April 1, 2015
What is Creatine? What You Need to Know
You’ve probably seen giant bottles filled with creatine powder on the store shelves, or muscular bodybuilders chugging down protein drinks mixed with creatine before pumping some serious weights at the gym. You may have even seen commercials advertising the amazing muscle-building power of this supplement, but exactly what is creatine?
Since the 1990s, Creatine has been the most popular performance enhancing supplement in the bodybuilding industry. It’s available in a wide variety of forms and is typically taken with juice or as part of a muscle-building supplement.
Creatine is a natural compound found in the body that is stored in the skeletal muscles, and when used correctly, it can provide a wide variety of health benefits to bodybuilders and non-athletes alike.
What Does Creatine Do?
Although each form of creating differs in effectiveness, rate of absorption, and potential side effects, all types of creatine are specifically formulated to enhance athletic performance by increasing energy levels (by promoting the production of ATP) and boosting the body’s abilities to handle more intense workouts and stress.
Additionally, studies have shown that Creatine may also provide the following benefits:
It improves brain function: Creatine can protect nerve cells against oxidative damage and stress by eliminating harmful bi-products known as free radicals. Researches have reported that supplementation with creatine over time can increase intelligence and memory capabilities as well.

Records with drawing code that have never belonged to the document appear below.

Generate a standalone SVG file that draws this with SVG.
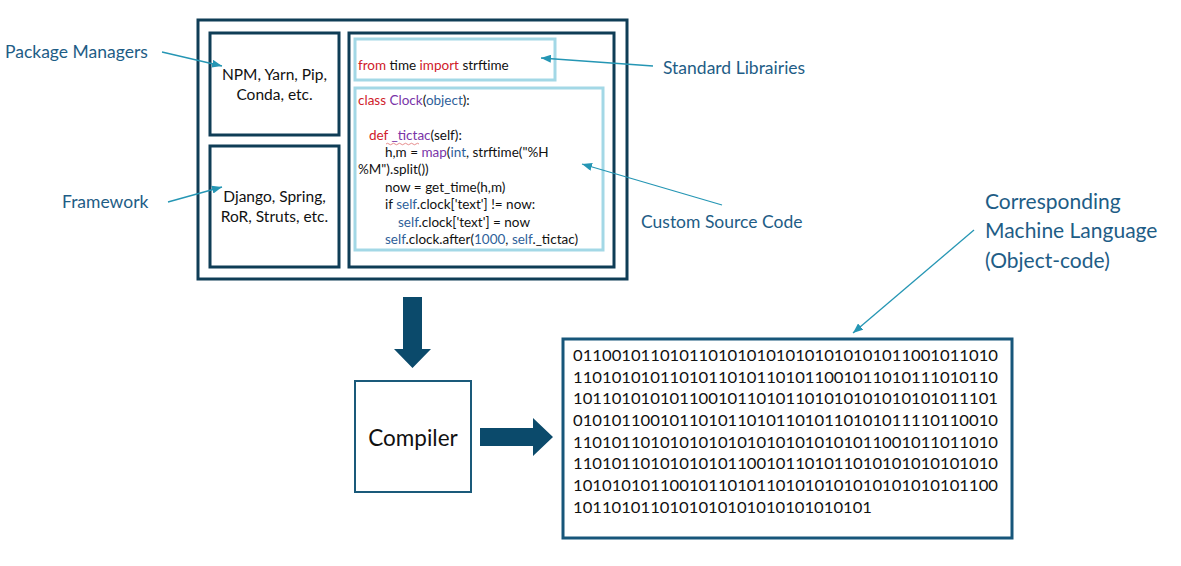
<svg xmlns="http://www.w3.org/2000/svg" width="1181" height="566" viewBox="0 0 1181 566">
<style>
.dark{fill:none;stroke:#0f3d56;stroke-width:3}
.light{fill:none;stroke:#a3d8e6;stroke-width:3}
.lbl{font-family:Lato,"Liberation Sans",sans-serif;fill:#1e5d86}
.t{font-family:Lato,"Liberation Sans",sans-serif;fill:#111}
.code{font-family:Lato,"Liberation Sans",sans-serif;font-size:13.5px;fill:#111}
.kw{fill:#d0202a}
.pu{fill:#7a35a8}
.bl{fill:#2f5f9a}
.lead{fill:none;stroke:#2596b4;stroke-width:1.3}
.big{fill:#0b4a6b}
.bin{font-family:Lato,"Liberation Sans",sans-serif;font-size:16px;fill:#111}
</style>
<defs>
<marker id="ah" viewBox="0 0 10 8" refX="10" refY="4" markerWidth="10" markerHeight="8" markerUnits="userSpaceOnUse" orient="auto">
<path d="M0,0 L10,4 L0,8 Z" fill="#2596b4"/>
</marker>
</defs>
<rect width="1181" height="566" fill="#fff"/>

<g id="source-container">
<rect class="dark" x="198" y="20" width="429" height="259"/>
</g>
<g id="package-managers-box">
<rect class="dark" x="210" y="33" width="129" height="102"/>
<text class="t" font-size="15.5" text-anchor="middle" x="274.5" y="80">NPM, Yarn, Pip,</text>
<text class="t" font-size="15.5" text-anchor="middle" x="274.5" y="100">Conda, etc.</text>
</g>
<g id="framework-box">
<rect class="dark" x="210" y="146" width="129" height="121"/>
<text class="t" font-size="15.5" text-anchor="middle" x="274.5" y="202">Django, Spring,</text>
<text class="t" font-size="15.5" text-anchor="middle" x="274.5" y="222">RoR, Struts, etc.</text>
</g>
<g id="code-box">
<rect class="dark" x="349" y="33" width="265" height="234"/>
</g>
<g id="stdlib-box">
<rect class="light" x="355" y="39" width="200" height="41"/>
<text class="code" x="358" y="70"><tspan class="kw">from</tspan> time <tspan class="kw">import</tspan> strftime</text>
</g>
<g id="custom-code-box">
<rect class="light" x="355" y="88" width="248" height="162"/>
<text class="code" x="358" y="105"><tspan class="kw">class</tspan> <tspan class="pu">Clock</tspan>(<tspan class="bl">object</tspan>):</text>
<text class="code" x="369" y="140"><tspan class="kw">def</tspan> <tspan class="pu">_tictac</tspan>(self):</text>
<path d="M386,144 q1.5,-1.5 3,0 t3,0 t3,0 t3,0 t3,0 t3,0 t3,0 t3,0 t3,0 t3,0 t3,0" fill="none" stroke="#e07070" stroke-width="0.8"/>
<text class="code" x="385" y="157">h,m = <tspan class="pu">map</tspan>(<tspan class="bl">int</tspan>, strftime("%H</text>
<text class="code" x="358" y="174">%M").split())</text>
<text class="code" x="385" y="192">now = get_time(h,m)</text>
<text class="code" x="385" y="209">if <tspan class="bl">self</tspan>.clock['text'] != now:</text>
<text class="code" x="398" y="227"><tspan class="bl">self</tspan>.clock['text'] = now</text>
<text class="code" x="385" y="244"><tspan class="bl">self</tspan>.clock.after(<tspan class="bl">1000</tspan>, <tspan class="bl">self</tspan>._tictac)</text>
</g>

<g id="label-package-managers"><text class="lbl" font-size="17.5" x="5" y="58">Package Managers</text></g>
<g id="label-framework"><text class="lbl" font-size="17.5" x="62" y="208">Framework</text></g>
<g id="label-standard-libraries"><text class="lbl" font-size="17.5" x="663" y="74">Standard Librairies</text></g>
<g id="label-custom-source"><text class="lbl" font-size="17.5" x="641" y="228">Custom Source Code</text></g>
<g id="label-machine-language">
<text class="lbl" font-size="21" x="985" y="209">Corresponding</text>
<text class="lbl" font-size="21" x="985" y="238">Machine Language</text>
<text class="lbl" font-size="21" x="985" y="268">(Object-code)</text>
</g>

<g id="compiler">
<rect x="355" y="381" width="116" height="111" fill="none" stroke="#1a5a7a" stroke-width="2"/>
<text class="t" font-size="22.5" text-anchor="middle" x="413" y="446">Compiler</text>
</g>

<g id="object-code">
<rect x="563" y="339" width="449" height="199" fill="none" stroke="#17567a" stroke-width="3"/>
<text class="bin" x="573" y="361" textLength="425" lengthAdjust="spacingAndGlyphs">01100101101011010101010101010101011001011010</text>
<text class="bin" x="573" y="383" textLength="425" lengthAdjust="spacingAndGlyphs">11010101011010110101101011001011010111010110</text>
<text class="bin" x="573" y="404" textLength="425" lengthAdjust="spacingAndGlyphs">10110101010110010110101101010101010101011101</text>
<text class="bin" x="573" y="426" textLength="425" lengthAdjust="spacingAndGlyphs">01010110010110101101011010110101011110110010</text>
<text class="bin" x="573" y="448" textLength="425" lengthAdjust="spacingAndGlyphs">11010110101010101010101010101011001011011010</text>
<text class="bin" x="573" y="469" textLength="425" lengthAdjust="spacingAndGlyphs">11010110101010101100101101011010101010101010</text>
<text class="bin" x="573" y="491" textLength="425" lengthAdjust="spacingAndGlyphs">10101010110010110101101010101010101010101100</text>
<text class="bin" x="573" y="513" textLength="299" lengthAdjust="spacingAndGlyphs">1011010110101010101010101010101</text>
</g>

<g id="connectors">
<line class="lead" x1="162" y1="52" x2="222" y2="66" marker-end="url(#ah)"/>
<line class="lead" x1="168" y1="202" x2="222" y2="187" marker-end="url(#ah)"/>
<line class="lead" x1="653" y1="66" x2="541" y2="58" marker-end="url(#ah)"/>
<line class="lead" x1="722" y1="205" x2="582" y2="164" marker-end="url(#ah)"/>
<line class="lead" x1="974" y1="230" x2="853" y2="333" marker-end="url(#ah)"/>
<path class="big" d="M403,297 H422 V349 H431 L412.5,368 L394,349 H403 Z"/>
<path class="big" d="M480,428 H533 V418 L553,437 L533,456 V446 H480 Z"/>
</g>
</svg>
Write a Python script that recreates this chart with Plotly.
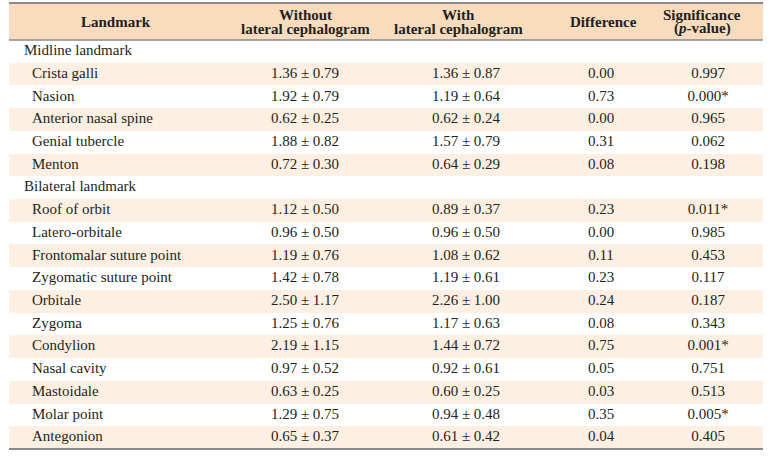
import plotly.graph_objects as go

headers = ["<b>Landmark</b>", "<b>Without<br>lateral cephalogram</b>",
           "<b>With<br>lateral cephalogram</b>", "<b>Difference</b>",
           "<b>Significance<br>(<i>p</i>-value)</b>"]

landmarks = ["Midline landmark", "Crista galli", "Nasion", "Anterior nasal spine",
             "Genial tubercle", "Menton", "Bilateral landmark", "Roof of orbit",
             "Latero-orbitale", "Frontomalar suture point", "Zygomatic suture point",
             "Orbitale", "Zygoma", "Condylion", "Nasal cavity", "Mastoidale",
             "Molar point", "Antegonion"]
is_group = [True, False, False, False, False, False, True, False, False, False,
            False, False, False, False, False, False, False, False]
without_ceph = ["", "1.36 ± 0.79", "1.92 ± 0.79", "0.62 ± 0.25", "1.88 ± 0.82", "0.72 ± 0.30",
                "", "1.12 ± 0.50", "0.96 ± 0.50", "1.19 ± 0.76", "1.42 ± 0.78", "2.50 ± 1.17",
                "1.25 ± 0.76", "2.19 ± 1.15", "0.97 ± 0.52", "0.63 ± 0.25", "1.29 ± 0.75",
                "0.65 ± 0.37"]
with_ceph = ["", "1.36 ± 0.87", "1.19 ± 0.64", "0.62 ± 0.24", "1.57 ± 0.79", "0.64 ± 0.29",
             "", "0.89 ± 0.37", "0.96 ± 0.50", "1.08 ± 0.62", "1.19 ± 0.61", "2.26 ± 1.00",
             "1.17 ± 0.63", "1.44 ± 0.72", "0.92 ± 0.61", "0.60 ± 0.25", "0.94 ± 0.48",
             "0.61 ± 0.42"]
difference = ["", "0.00", "0.73", "0.00", "0.31", "0.08", "", "0.23", "0.00", "0.11",
              "0.23", "0.24", "0.08", "0.75", "0.05", "0.03", "0.35", "0.04"]
p_values = ["", "0.997", "0.000*", "0.965", "0.062", "0.198", "", "0.011*", "0.985",
            "0.453", "0.117", "0.187", "0.343", "0.001*", "0.751", "0.513", "0.005*",
            "0.405"]

# ---- layout constants (pixels) ----
W, H = 771, 456
X0, X1 = 9, 763
TOP, HEAD, ROW_H = 3, 40, 22.72
N = len(landmarks)
BOT = HEAD + ROW_H * N
HEADER_BG = "#f8dcbd"
STRIPE = "#fdf0e3"
TEXT = "#231f20"
LINE = "#8a8a8a"
FONT = "Liberation Serif"
FS = 15
head_centres = [116, 305, 458, 603, 702]
data_centres = [305, 466, 601, 708]

rows = list(range(N))
# y axis in row units: row i centred at pixel HEAD + ROW_H*(i+0.5)
y_top = (0 - HEAD) / ROW_H - 0.5
y_bot = (H - HEAD) / ROW_H - 0.5

fig = go.Figure()

# striped row backgrounds
stripe_rows = [i for i in rows if i % 2 == 1]
fig.add_trace(go.Bar(
    y=stripe_rows, x=[X1 - X0] * len(stripe_rows), base=X0, orientation="h",
    width=1.0, marker=dict(color=STRIPE, line=dict(width=0)),
    hoverinfo="skip", showlegend=False))

# first column (landmark names), group rows slightly less indented
fig.add_trace(go.Scatter(
    x=[24 if g else 32 for g in is_group], y=rows, text=landmarks, mode="text",
    textposition="middle right", textfont=dict(family=FONT, size=FS, color=TEXT),
    hoverinfo="skip", showlegend=False))

for vals, cx in zip([without_ceph, with_ceph, difference, p_values], data_centres):
    fig.add_trace(go.Scatter(
        x=[cx] * N, y=rows, text=vals, mode="text", textposition="middle center",
        textfont=dict(family=FONT, size=FS, color=TEXT),
        hoverinfo="skip", showlegend=False))

annotations = []
for h, cx in zip(headers, head_centres):
    lines = h.replace("<b>", "").replace("</b>", "").split("<br>")
    ys = [22] if len(lines) == 1 else [15, 28.5]
    for ln, yp in zip(lines, ys):
        annotations.append(dict(text="<b>" + ln + "</b>", x=cx / W, y=1 - yp / H,
                                xref="paper", yref="paper", xanchor="center",
                                yanchor="middle", showarrow=False,
                                font=dict(family=FONT, size=FS, color=TEXT)))

fig.update_layout(
    width=W, height=H, margin=dict(l=0, r=0, t=0, b=0),
    paper_bgcolor="white", plot_bgcolor="white",
    xaxis=dict(range=[0, W], visible=False, fixedrange=True),
    yaxis=dict(range=[y_bot, y_top], visible=False, fixedrange=True),
    bargap=0,
    annotations=annotations,
    shapes=[
        dict(type="rect", xref="paper", yref="paper", x0=X0 / W, x1=X1 / W,
             y0=1 - HEAD / H, y1=1 - TOP / H, fillcolor=HEADER_BG,
             line=dict(width=0), layer="below"),
        dict(type="line", xref="paper", yref="paper", x0=X0 / W, x1=X1 / W,
             y0=1 - TOP / H, y1=1 - TOP / H, line=dict(color=LINE, width=2)),
        dict(type="line", xref="paper", yref="paper", x0=X0 / W, x1=X1 / W,
             y0=1 - HEAD / H, y1=1 - HEAD / H, line=dict(color=LINE, width=1.5)),
        dict(type="line", xref="paper", yref="paper", x0=X0 / W, x1=X1 / W,
             y0=1 - BOT / H, y1=1 - BOT / H, line=dict(color=LINE, width=2)),
    ],
)

fig.write_html("out.html", config={"displayModeBar": False},
               post_script="document.body.style.margin='0px';document.body.style.overflow='hidden';")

It Increases muscle volume and mass: Creatine causes muscles cells to inflate, drawing water and other nutrients to the muscles resulting in visibly bigger, stronger, healthier muscles.
It speeds muscle recovery: Creatine can reduce ammonia accumulation in the muscles while delaying muscle fatigue and soreness. Supplementing with creating after an intense workout can speed muscular regeneration, promoting the growth of new muscle cells.
Types of Creatine
There are multiple types of creatine available, each formulated to give maximum muscle building results.
• Creatine Monohydrate – The first original form of creatine. Creatine Monohydrate is the cheapest form of creatine, and it can be produced with 99.8% purity. It does not require a loading phase in order to be effective.
• Micronized Creatine – Creatine monohydrate molecules have been divided to increase surface area, resulting in better absorption. It acts similar to creatine monohydrate but requires a loading phase and has fewer side effects.
• Creatine Ethyl Ester – Creatine molecules have an ethyl ester attached to change the ionic charge. It is the most absorbent creatine created, and does not require a loading phase. It is more expensive than most types of creatine.
• Creatine Kre-Alkalyn -A special form of creatine that does not convert in creatinine as easily as other types of creatine. Studies are limited but kre-alkalyn does not require a loading phase and creates less bloating and stomach discomfort.
Which Creatine is Best? Creatine Ethyl Ester is the most effective, most absorbent form of creatine that keeps side effects to a minimum. Although it does take several days to saturate your muscles with this type of creatine, Creatine Ethyl Ester will give you better results.
According to Mayo Clinic, “A wide range of dosing has been used or studied by mouth. 400 milligrams per kilogram of body weight or up to 25 grams per day have been studied for multiple conditions . . .for enhanced athletic strength and performance, studies have used a dose of 20 grams per day for 4-7 days.”
Warnings and Concerns
Creatine is typically considered a safe supplement to use if you’re looking to build muscle and improve your physical performance. However, it has been known to cause the following side effects:
• Gastrointestinal symptoms
• Nausea and Upset stomach
• Loss of appetite
Additionally, because creatine draws water to the muscles, there is an increased risk of dehydration. Be sure to drink plenty of water while supplementing with creatine to keep potential risks to a minimum.
Overall, creatine is a great tool for building muscle and making the most out of your strength training sessions. While it might not be safe for everyone, consult your doctor to see if creatine is right for you.